Dueling Hawaiian Volcanoes Have A Deep Connection
April Flowers for redOrbit.com – Your Universe Online
About 50 miles underground, there is a deep connection between two of Earth’s most notable volcanoes, Hawaii’s Mauna Loa and Kilauea, that could explain some of their enigmatic behavior.
A new study, led by Rice University, is the first to model paired volcano interactions. It explains how a link in Earth’s upper mantle could account for the competition between Kiluea and Mauna Loa for the same deep magma supply. The results of this study, published in the November issue of Nature Geoscience, could also account for their simultaneous “inflation,” or bulging upward, during the past decade.

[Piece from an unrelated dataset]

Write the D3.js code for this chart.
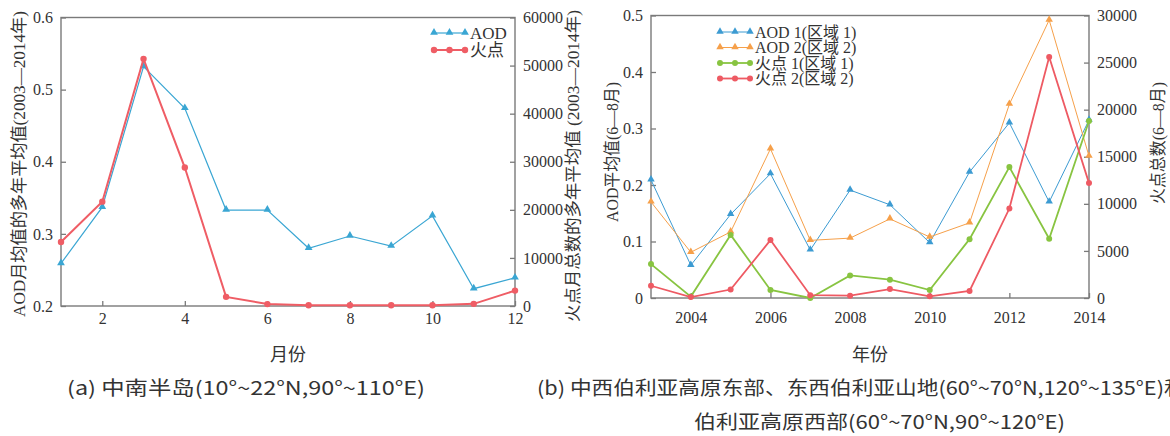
<!DOCTYPE html>
<html>
<head>
<meta charset="utf-8">
<script src="https://cdn.jsdelivr.net/npm/d3@7"></script>
<style>
  body { margin: 0; background: #fff; }
  svg text { fill: #333; }
</style>
</head>
<body>
<svg id="chart" width="1170" height="436"></svg>
<script>
// ---- data (a): monthly means, 2003-2014 ----
const months = [1, 2, 3, 4, 5, 6, 7, 8, 9, 10, 11, 12];
const aodMonthly = [0.259, 0.337, 0.532, 0.474, 0.333, 0.333, 0.280, 0.297, 0.283, 0.325, 0.224, 0.239];
const fireMonthly = [13300, 21700, 51400, 28800, 1900, 400, 150, 150, 150, 150, 450, 3200];
const monthTicks = [2, 4, 6, 8, 10, 12];

// ---- data (b): Jun-Aug, per year ----
const years = [2003, 2004, 2005, 2006, 2007, 2008, 2009, 2010, 2011, 2012, 2013, 2014];
const aod1 = [0.209, 0.058, 0.148, 0.220, 0.085, 0.191, 0.165, 0.098, 0.223, 0.310, 0.170, 0.315];
const aod2 = [0.170, 0.081, 0.117, 0.264, 0.102, 0.106, 0.140, 0.108, 0.133, 0.343, 0.492, 0.251];
const fire1 = [3600, 150, 6700, 850, 0, 2400, 1950, 850, 6250, 13900, 6300, 18800];
const fire2 = [1300, 100, 900, 6150, 300, 250, 950, 180, 750, 9500, 25600, 12200];
const yearTicks = [2004, 2006, 2008, 2010, 2012, 2014];

const SERIF = '"Liberation Serif", "Times New Roman", "Noto Sans CJK SC", serif';
const SANS = '"Noto Sans CJK SC", sans-serif';
const AXIS_COL = '#7a7a7a';

const svg = d3.select('#chart');

function drawPanel(p) {
  const g = svg.append('g');
  const { x, yL, yR } = p;
  const [x0, x1] = x.range();
  const [yb, yt] = yL.range();

  // frame
  g.append('rect')
    .attr('x', x0).attr('y', yt).attr('width', x1 - x0).attr('height', yb - yt)
    .attr('fill', 'none').attr('stroke', AXIS_COL).attr('stroke-width', 1.4);

  const styleAxis = sel => {
    sel.select('.domain').remove();
    sel.selectAll('line').attr('stroke', AXIS_COL).attr('stroke-width', 1.3);
    sel.selectAll('text').style('font-family', SERIF).attr('font-size', 16).attr('fill', '#333');
  };

  g.append('g').attr('transform', `translate(0,${yb})`)
    .call(d3.axisBottom(x).tickValues(p.xTicks).tickSize(-5).tickPadding(p.xPad).tickFormat(d3.format('d')))
    .call(styleAxis);
  g.append('g').attr('transform', `translate(${x0},0)`)
    .call(d3.axisLeft(yL).tickValues(p.yLTicks).tickSize(-5).tickPadding(8).tickFormat(p.yLFormat))
    .call(styleAxis);
  g.append('g').attr('transform', `translate(${x1},0)`)
    .call(d3.axisRight(yR).tickValues(p.yRTicks).tickSize(-5).tickPadding(8).tickFormat(d3.format('d')))
    .call(styleAxis);

  // series
  p.series.forEach(s => {
    const y = s.axis === 'L' ? yL : yR;
    const pts = p.xs.map((d, i) => [x(d), y(s.values[i])]);
    g.append('path')
      .attr('d', d3.line()(pts))
      .attr('fill', 'none').attr('stroke', s.color).attr('stroke-width', s.width);
    drawMarkers(g, pts, s);
  });

  // legend
  const lg = p.legend;
  p.series.forEach((s, i) => {
    const ly = lg.y + i * lg.dy;
    const pts = [0, 0.5, 1].map(t => [lg.x + t * lg.len, ly]);
    g.append('line')
      .attr('x1', lg.x).attr('x2', lg.x + lg.len).attr('y1', ly).attr('y2', ly)
      .attr('stroke', s.color).attr('stroke-width', s.width);
    drawMarkers(g, pts, s);
    g.append('text')
      .attr('x', lg.x + lg.len + 5).attr('y', ly).attr('dy', '0.35em')
      .style('font-family', SERIF).attr('font-size', lg.size)
      .text(s.name);
  });
}

function drawMarkers(g, pts, s) {
  if (s.marker === 'tri') {
    const sym = d3.symbol(d3.symbolTriangle, s.msize);
    g.selectAll(null).data(pts).join('path')
      .attr('transform', d => `translate(${d[0]},${d[1] - 0.5})`)
      .attr('d', sym).attr('fill', s.color);
  } else {
    g.selectAll(null).data(pts).join('circle')
      .attr('cx', d => d[0]).attr('cy', d => d[1]).attr('r', s.msize)
      .attr('fill', s.color);
  }
}

function vTitle(text, cx, cy, len, size) {
  svg.append('text')
    .attr('transform', `translate(${cx},${cy}) rotate(-90)`)
    .attr('text-anchor', 'middle').attr('dy', '0.35em')
    .style('font-family', SERIF).attr('font-size', size)
    .attr('textLength', len).attr('lengthAdjust', 'spacingAndGlyphs')
    .text(text);
}

function caption(text, x, y, len, size, anchor) {
  const t = svg.append('text')
    .attr('x', x).attr('y', y).attr('dy', '0.35em')
    .attr('text-anchor', anchor || 'start')
    .style('font-family', SANS).attr('font-size', size)
    .text(text);
  if (len) t.attr('textLength', len).attr('lengthAdjust', 'spacingAndGlyphs');
}

// ---- panel (a) ----
drawPanel({
  xs: months,
  x: d3.scaleLinear().domain([1, 12]).range([61, 515]),
  yL: d3.scaleLinear().domain([0.2, 0.6]).range([306, 17.5]),
  yR: d3.scaleLinear().domain([0, 60000]).range([306, 17.5]),
  xTicks: monthTicks,
  xPad: 7,
  yLTicks: [0.2, 0.3, 0.4, 0.5, 0.6],
  yLFormat: d3.format('.1f'),
  yRTicks: [0, 10000, 20000, 30000, 40000, 50000, 60000],
  series: [
    { name: 'AOD', values: aodMonthly, axis: 'L', color: '#3aa6d3', width: 1.2, marker: 'tri', msize: 26 },
    { name: '火点', values: fireMonthly, axis: 'R', color: '#ef5d65', width: 2, marker: 'dot', msize: 3.2 }
  ],
  legend: { x: 434, y: 33, dy: 17, len: 31, size: 17 }
});

// ---- panel (b) ----
drawPanel({
  xs: years,
  x: d3.scaleLinear().domain([2003, 2014]).range([651, 1089]),
  yL: d3.scaleLinear().domain([0, 0.5]).range([298, 15.5]),
  yR: d3.scaleLinear().domain([0, 30000]).range([298, 15.5]),
  xTicks: yearTicks,
  xPad: 14,
  yLTicks: [0, 0.1, 0.2, 0.3, 0.4, 0.5],
  yLFormat: d => d === 0 ? '0' : d3.format('.1f')(d),
  yRTicks: [0, 5000, 10000, 15000, 20000, 25000, 30000],
  series: [
    { name: 'AOD 1(区域 1)', values: aod1, axis: 'L', color: '#3c9bd2', width: 1, marker: 'tri', msize: 24 },
    { name: 'AOD 2(区域 2)', values: aod2, axis: 'L', color: '#f6a04a', width: 1, marker: 'tri', msize: 24 },
    { name: '火点 1(区域 1)', values: fire1, axis: 'R', color: '#88c441', width: 1.8, marker: 'dot', msize: 3 },
    { name: '火点 2(区域 2)', values: fire2, axis: 'R', color: '#ee5a63', width: 1.8, marker: 'dot', msize: 3 }
  ],
  legend: { x: 720, y: 32, dy: 15.5, len: 30, size: 16 }
});

// ---- axis titles ----
vTitle('AOD月均值的多年平均值(2003—2014年)', 19, 164, 306, 16.5);
vTitle('火点月总数的多年平均值 (2003—2014年)', 573, 166, 312, 16.5);
vTitle('AOD平均值(6—8月)', 612, 152, 140, 16.5);
vTitle('火点总数(6—8月)', 1158, 143, 122, 16.5);

caption('月份', 288, 355, null, 18, 'middle');
caption('年份', 870, 355, null, 18, 'middle');
caption('(a)  中南半岛(10°~22°N,90°~110°E)', 67, 388, 358, 19);
caption('(b) 中西伯利亚高原东部、东西伯利亚山地(60°~70°N,120°~135°E)和中西', 537, 388, 692, 19);
caption('伯利亚高原西部(60°~70°N,90°~120°E)', 694, 422, 371, 19);
</script>
</body>
</html>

The study, which included scientists from the University of Hawaii, the U.S. Geological Survey (USGS) and the Carnegie Institution of Washington, is the first to offer a plausible model to explain the opposing long-term eruptive patterns (when one volcano is active the other is quiet). It might also explain the 2003-2007 episode when GPS records show that each bulged notably due to the pressure of rising magma.
“We know both volcanoes are fed by the same hot spot, and over the past decade we’ve observed simultaneous inflation, which we interpret to be the consequence of increased pressure of the magma source that feeds them,” said Helge Gonnermann, assistant professor of Earth science at Rice University. “We also know there are subtle chemical differences in the lava that each erupts, which means each has its own plumbing that draws magma from different locations of this deep source.”
“In the GPS records, we first see inflation at Kilauea and then about a half a year later at Mauna Loa,” he said. “Our hypothesis is that the pressure is transmitted slowly through a partially molten and thereby porous region of the asthenosphere, which would account for the simultaneous inflation and the lag time in inflation. Because changes in pore pressure are transmitted between both volcanoes at a faster rate than the rate of magma flow within the porous region, this can also explain how both volcanoes are dynamically coupled, while being supplied by different parts of the same source region.”
The transmission of pressure through the permeable rock in the asthenosphere, according to Gonnermann, is akin to the processes that cause water and oil to flow through permeable layers of rock in shallower regions of Earth’s crust.
“When we fitted the deformation, which tells us how much a volcano inflates and deflates, and the lava eruption rate at Kilauea, we found that our model could simultaneously match the deformation signal recorded over on Mauna Loa,” said James Foster, co-author and assistant researcher at the University of Hawaii School of Ocean and Earth Science and Technology. “The model also required an increase in the magma supply rate to the deep system that matched very nicely with our interpretations and the increased magma supply suggested by the jump in CO2 emissions that occurred in late 2003.”
Located about 22 miles apart in the Hawaii Volcanoes National Park on the island of Hawaii, Mauna Loa and Kilauea are Earth’s largest and most active volcanoes, respectively. They have been actively monitored by scientists at USGS’s Hawaiian Volcano Observatory (HVO) since 1912, and are among the most-studied and best-instrumented volcanoes on the planet. Since HVO started observations in 1923, Kilauea has erupted 48 times, with a nearly continuous flank eruption since 1983. In that same time, Mauna Loa has erupted 12 times, most recently in 1984.
“To continue this research, we submitted a proposal to the National Science Foundation (NSF) earlier this summer to extend our study back in time to cover the last 50 years,” Foster said. “We plan to refine the model to include further details of the magma transport within each volcano and also explore how some known prehistoric events and some hypothetical events at one volcano might impact the other. This work should help improve our understanding of volcanic activity of each volcano.”
Earth scientists have disagreed about potential links between adjacent volcanoes, according to Gonnermann. He is hopeful, however, that the new model could be useful in studying other volcano pairs like those in Iceland or the Galapagos Islands.
“At this point it is unclear whether Hawaii is unique or whether similar volcano coupling may exist at other locations,” Gonnermann said. “Given time and ongoing advances in volcano monitoring, we can test if similar coupling between adjacent volcanoes exists elsewhere.”